Ultra-low-power ESP32 notifier tracks sensors with minimal battery drain

A maker has crafted an ultra-low-power ESP32 “Event Notifier” that quietly keeps watch over sensors without draining the battery. The device is not meant to hog the spotlight; instead, it’s designed to slip into larger projects where steady sensor tracking is needed without constant power demands.

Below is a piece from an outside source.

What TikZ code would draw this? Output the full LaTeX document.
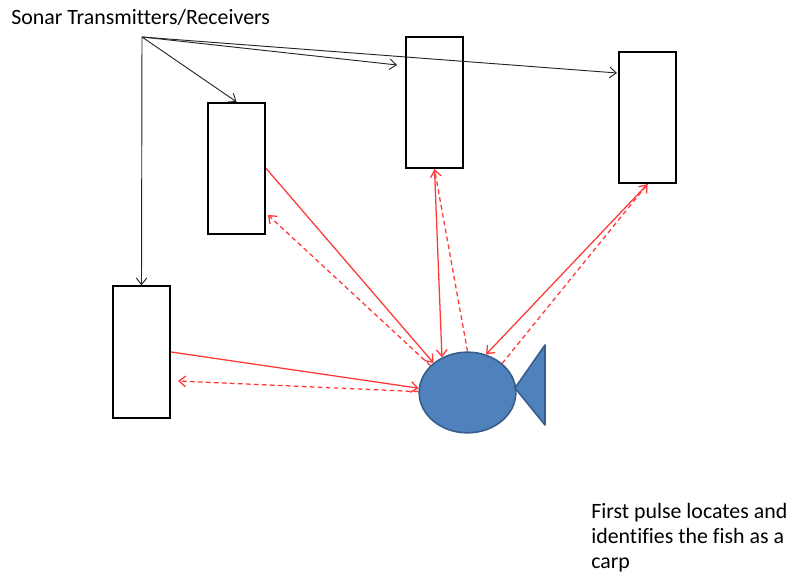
\documentclass[tikz,border=0pt]{standalone}
\usepackage{fontspec}
\setmainfont{Carlito}[Ligatures=NoCommon]
\usetikzlibrary{arrows.meta,shapes.geometric}
\definecolor{sred}{RGB}{255,55,55}
\definecolor{fishfill}{RGB}{79,129,189}
\definecolor{fishline}{RGB}{56,93,138}
\begin{document}
\begin{tikzpicture}[x=0.75pt,y=-0.75pt,
  sonarbox/.style={draw=black,line width=1.5pt,fill=white,minimum width=43pt,minimum height=98.5pt,inner sep=0pt},
  blk/.style={draw=black!85,line width=0.7pt,-{Straight Barb[length=5pt,width=8pt]}},
  rsolid/.style={draw=sred,line width=0.95pt,-{Straight Barb[length=5pt,width=8pt]}},
  rdash/.style={draw=sred,line width=0.95pt,dash pattern=on 3.5pt off 2.5pt,-{Straight Barb[length=5pt,width=8pt]}},
  lbl/.style={font=\fontsize{16.4}{18.75}\selectfont,inner sep=0pt}]
\useasboundingbox (0,0) rectangle (800,581);
% title
\node[lbl,anchor=base west] (title) at (11,25) {Sonar Transmitters/Receivers};
\coordinate (src) at (142,37);
% boxes
\node[sonarbox] (A) at (141.5,352) {};
\node[sonarbox] (B) at (236.5,168.5) {};
\node[sonarbox] (C) at (434.5,102.5) {};
\node[sonarbox] (D) at (647.5,117.5) {};
% fish
\node[ellipse,draw=fishline,fill=fishfill,line width=1.2pt,minimum width=72.5pt,minimum height=60.5pt,inner sep=0pt] (fish) at (467.5,392.5) {};
\draw[draw=fishline,fill=fishfill,line width=1.2pt,line join=round] (515,388) -- (545,345) -- (545,425) -- cycle;
% black connectors
\coordinate (cin) at (397,65);
\coordinate (din) at (617,73);
\draw[blk] (src) -- (A.north);
\draw[blk] (src) -- (B.north);
\draw[blk] (src) -- (cin);
\draw[blk] (src) -- (din);
% red connectors
\coordinate (aret) at (178,381);
\coordinate (bret) at (268,215);
\draw[rsolid] (A.east) -- (fish.175);
\draw[rdash] (fish.179) -- (aret);
\draw[rsolid] (B.east) -- (fish.139.5);
\draw[rdash] (fish.144) -- (bret);
\draw[rsolid] (C.south) -- (fish.126.5);
\draw[rdash] (fish.north) -- (C.south);
\draw[rsolid] (D.south) -- (fish.64);
\draw[rdash] (fish.40.5) -- (D.south);
% caption
\node[lbl,anchor=base west,align=left] (note) at (591,568) {First pulse locates and\\identifies the fish as a\\carp};
\end{tikzpicture}
\end{document}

Built for the background, not the foreground
Most ESP32 projects announce themselves with LEDs, buzzers, or displays the moment they boot. This one takes the opposite approach. It wakes only when a sensor reports a change, processes the event, and returns to sleep before the battery notices. The result is a component that can run for weeks or months on a small cell, ideal for remote monitoring where swapping batteries is a hassle.
How it stays frugal
The trick lies in aggressive power gating and smart timing. The ESP32 spends most of its time in deep sleep, drawing microamps. A low-power comparator or interrupt pin rouses the chip only when the sensor crosses a threshold. Once awake, it transmits the event over Wi-Fi or Bluetooth and goes back to sleep, keeping the radio off until necessary.
For developers prototyping IoT networks, such plug-and-play modules can save weeks of tuning. Instead of wrestling with power budgets at the system level, you drop in a pre-tested notifier and focus on the application layer.